### DATA EXTRACT

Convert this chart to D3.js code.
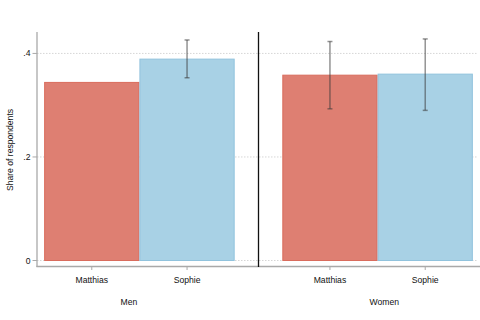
<!DOCTYPE html>
<html>
<head>
<meta charset="utf-8">
<script src="https://cdn.jsdelivr.net/npm/d3@7"></script>
<style>
  body { margin: 0; background: #fff; }
  svg { display: block; font-family: "Liberation Sans", Arial, sans-serif; }
</style>
</head>
<body>
<svg id="chart" width="480" height="320"></svg>
<script>
// data
const groups = ["Men", "Women"];
const names = ["Matthias", "Sophie"];
const shares = [0.344, 0.389, 0.358, 0.360];
const ciLow = [null, 0.353, 0.293, 0.290];
const ciHigh = [null, 0.426, 0.423, 0.428];
const yTicks = [0, 0.2, 0.4];
const yTickLabels = ["0", ".2", ".4"];

const svg = d3.select("#chart");
const colors = ["#de7f72", "#a8d1e5"];
const strokes = ["#d96c5d", "#91c3dd"];

// slot positions: Men 0,1 / Women 2.5,3.5
const slot = (g, i) => g * 2.5 + i;
const x = d3.scaleLinear().domain([-0.575, 4.075]).range([37, 480]);
const y = d3.scaleLinear().domain([0, 0.441]).range([260.5, 32.2]);
const bw = x(1) - x(0);

const rows = [];
groups.forEach((g, gi) => names.forEach((n, ni) => {
  const k = gi * 2 + ni;
  rows.push({g: gi, i: ni, name: n, v: shares[k], lo: ciLow[k], hi: ciHigh[k]});
}));

// gridlines
svg.append("g").selectAll("line").data(yTicks).enter().append("line")
  .attr("x1", 37).attr("x2", 478)
  .attr("y1", d => y(d)).attr("y2", d => y(d))
  .attr("stroke", "#d6d6d6").attr("stroke-width", 1)
  .attr("stroke-dasharray", "1.5,1.5");

// bars
svg.append("g").selectAll("rect").data(rows).enter().append("rect")
  .attr("x", d => x(slot(d.g, d.i)) - bw / 2 + 0.5)
  .attr("width", bw - 1)
  .attr("y", d => y(d.v))
  .attr("height", d => y(0) - y(d.v))
  .attr("fill", d => colors[d.i])
  .attr("stroke", d => strokes[d.i])
  .attr("stroke-width", 1);

// error bars
const eb = svg.append("g").attr("stroke", "#3a3a3a").attr("stroke-opacity", 0.55).attr("stroke-width", 1.5);
rows.filter(d => d.lo != null).forEach(d => {
  const cx = x(slot(d.g, d.i));
  eb.append("line").attr("x1", cx).attr("x2", cx).attr("y1", y(d.hi)).attr("y2", y(d.lo));
  eb.append("line").attr("x1", cx - 2.5).attr("x2", cx + 2.5).attr("y1", y(d.hi)).attr("y2", y(d.hi));
  eb.append("line").attr("x1", cx - 2.5).attr("x2", cx + 2.5).attr("y1", y(d.lo)).attr("y2", y(d.lo));
});

// axes
const axisCol = "#a9a9a9";
svg.append("line").attr("x1", 37).attr("x2", 37).attr("y1", 32).attr("y2", 267)
  .attr("stroke", axisCol).attr("stroke-width", 1.3);
svg.append("line").attr("x1", 36.4).attr("x2", 480).attr("y1", 266.5).attr("y2", 266.5)
  .attr("stroke", axisCol).attr("stroke-width", 1.3);

const yt = svg.append("g").selectAll("g").data(yTicks).enter().append("g");
yt.append("line").attr("x1", 32.5).attr("x2", 37).attr("y1", d => y(d)).attr("y2", d => y(d))
  .attr("stroke", axisCol).attr("stroke-width", 1);
yt.append("text").attr("x", 30.5).attr("y", d => y(d)).attr("dy", "0.35em")
  .attr("text-anchor", "end").attr("font-size", 8.6).attr("fill", "#111")
  .text((d, i) => yTickLabels[i]);

svg.append("text").attr("transform", "translate(13,150) rotate(-90)")
  .attr("text-anchor", "middle").attr("font-size", 8.6).attr("fill", "#111")
  .text("Share of respondents");

const xt = svg.append("g").selectAll("g").data(rows).enter().append("g");
xt.append("line").attr("x1", d => x(slot(d.g, d.i))).attr("x2", d => x(slot(d.g, d.i)))
  .attr("y1", 267).attr("y2", 270).attr("stroke", axisCol).attr("stroke-width", 1);
xt.append("text").attr("x", d => x(slot(d.g, d.i))).attr("y", 279.5).attr("dy", "0.35em")
  .attr("text-anchor", "middle").attr("font-size", 8.6).attr("fill", "#111")
  .text(d => d.name);

// group labels
const groupPos = [0.39, 3.07];
svg.append("g").selectAll("text").data(groups).enter().append("text")
  .attr("x", (d, i) => x(groupPos[i])).attr("y", 301.5).attr("dy", "0.35em")
  .attr("text-anchor", "middle").attr("font-size", 8.6).attr("fill", "#111")
  .text(d => d);

// panel separator
svg.append("line").attr("x1", x(1.75)).attr("x2", x(1.75)).attr("y1", 32).attr("y2", 267)
  .attr("stroke", "#111").attr("stroke-width", 1.3);
</script>
</body>
</html>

######

**TASK PROMPT**
Write out each line of the data exactly; the images should be left out.

**REPLY TO THE TASK**
Convert this chart to D3.js code.
<!DOCTYPE html>
<html>
<head>
<meta charset="utf-8">
<script src="https://cdn.jsdelivr.net/npm/d3@7"></script>
<style>
  body { margin: 0; background: #fff; }
  svg { display: block; font-family: "Liberation Sans", Arial, sans-serif; }
</style>
</head>
<body>
<svg id="chart" width="480" height="320"></svg>
<script>
// data
const groups = ["Men", "Women"];
const names = ["Matthias", "Sophie"];
const shares = [0.344, 0.389, 0.358, 0.360];
const ciLow = [null, 0.353, 0.293, 0.290];
const ciHigh = [null, 0.426, 0.423, 0.428];
const yTicks = [0, 0.2, 0.4];
const yTickLabels = ["0", ".2", ".4"];

const svg = d3.select("#chart");
const colors = ["#de7f72", "#a8d1e5"];
const strokes = ["#d96c5d", "#91c3dd"];

// slot positions: Men 0,1 / Women 2.5,3.5
const slot = (g, i) => g * 2.5 + i;
const x = d3.scaleLinear().domain([-0.575, 4.075]).range([37, 480]);
const y = d3.scaleLinear().domain([0, 0.441]).range([260.5, 32.2]);
const bw = x(1) - x(0);

const rows = [];
groups.forEach((g, gi) => names.forEach((n, ni) => {
  const k = gi * 2 + ni;
  rows.push({g: gi, i: ni, name: n, v: shares[k], lo: ciLow[k], hi: ciHigh[k]});
}));

// gridlines
svg.append("g").selectAll("line").data(yTicks).enter().append("line")
  .attr("x1", 37).attr("x2", 478)
  .attr("y1", d => y(d)).attr("y2", d => y(d))
  .attr("stroke", "#d6d6d6").attr("stroke-width", 1)
  .attr("stroke-dasharray", "1.5,1.5");

// bars
svg.append("g").selectAll("rect").data(rows).enter().append("rect")
  .attr("x", d => x(slot(d.g, d.i)) - bw / 2 + 0.5)
  .attr("width", bw - 1)
  .attr("y", d => y(d.v))
  .attr("height", d => y(0) - y(d.v))
  .attr("fill", d => colors[d.i])
  .attr("stroke", d => strokes[d.i])
  .attr("stroke-width", 1);

// error bars
const eb = svg.append("g").attr("stroke", "#3a3a3a").attr("stroke-opacity", 0.55).attr("stroke-width", 1.5);
rows.filter(d => d.lo != null).forEach(d => {
  const cx = x(slot(d.g, d.i));
  eb.append("line").attr("x1", cx).attr("x2", cx).attr("y1", y(d.hi)).attr("y2", y(d.lo));
  eb.append("line").attr("x1", cx - 2.5).attr("x2", cx + 2.5).attr("y1", y(d.hi)).attr("y2", y(d.hi));
  eb.append("line").attr("x1", cx - 2.5).attr("x2", cx + 2.5).attr("y1", y(d.lo)).attr("y2", y(d.lo));
});

// axes
const axisCol = "#a9a9a9";
svg.append("line").attr("x1", 37).attr("x2", 37).attr("y1", 32).attr("y2", 267)
  .attr("stroke", axisCol).attr("stroke-width", 1.3);
svg.append("line").attr("x1", 36.4).attr("x2", 480).attr("y1", 266.5).attr("y2", 266.5)
  .attr("stroke", axisCol).attr("stroke-width", 1.3);

const yt = svg.append("g").selectAll("g").data(yTicks).enter().append("g");
yt.append("line").attr("x1", 32.5).attr("x2", 37).attr("y1", d => y(d)).attr("y2", d => y(d))
  .attr("stroke", axisCol).attr("stroke-width", 1);
yt.append("text").attr("x", 30.5).attr("y", d => y(d)).attr("dy", "0.35em")
  .attr("text-anchor", "end").attr("font-size", 8.6).attr("fill", "#111")
  .text((d, i) => yTickLabels[i]);

svg.append("text").attr("transform", "translate(13,150) rotate(-90)")
  .attr("text-anchor", "middle").attr("font-size", 8.6).attr("fill", "#111")
  .text("Share of respondents");

const xt = svg.append("g").selectAll("g").data(rows).enter().append("g");
xt.append("line").attr("x1", d => x(slot(d.g, d.i))).attr("x2", d => x(slot(d.g, d.i)))
  .attr("y1", 267).attr("y2", 270).attr("stroke", axisCol).attr("stroke-width", 1);
xt.append("text").attr("x", d => x(slot(d.g, d.i))).attr("y", 279.5).attr("dy", "0.35em")
  .attr("text-anchor", "middle").attr("font-size", 8.6).attr("fill", "#111")
  .text(d => d.name);

// group labels
const groupPos = [0.39, 3.07];
svg.append("g").selectAll("text").data(groups).enter().append("text")
  .attr("x", (d, i) => x(groupPos[i])).attr("y", 301.5).attr("dy", "0.35em")
  .attr("text-anchor", "middle").attr("font-size", 8.6).attr("fill", "#111")
  .text(d => d);

// panel separator
svg.append("line").attr("x1", x(1.75)).attr("x2", x(1.75)).attr("y1", 32).attr("y2", 267)
  .attr("stroke", "#111").attr("stroke-width", 1.3);
</script>
</body>
</html>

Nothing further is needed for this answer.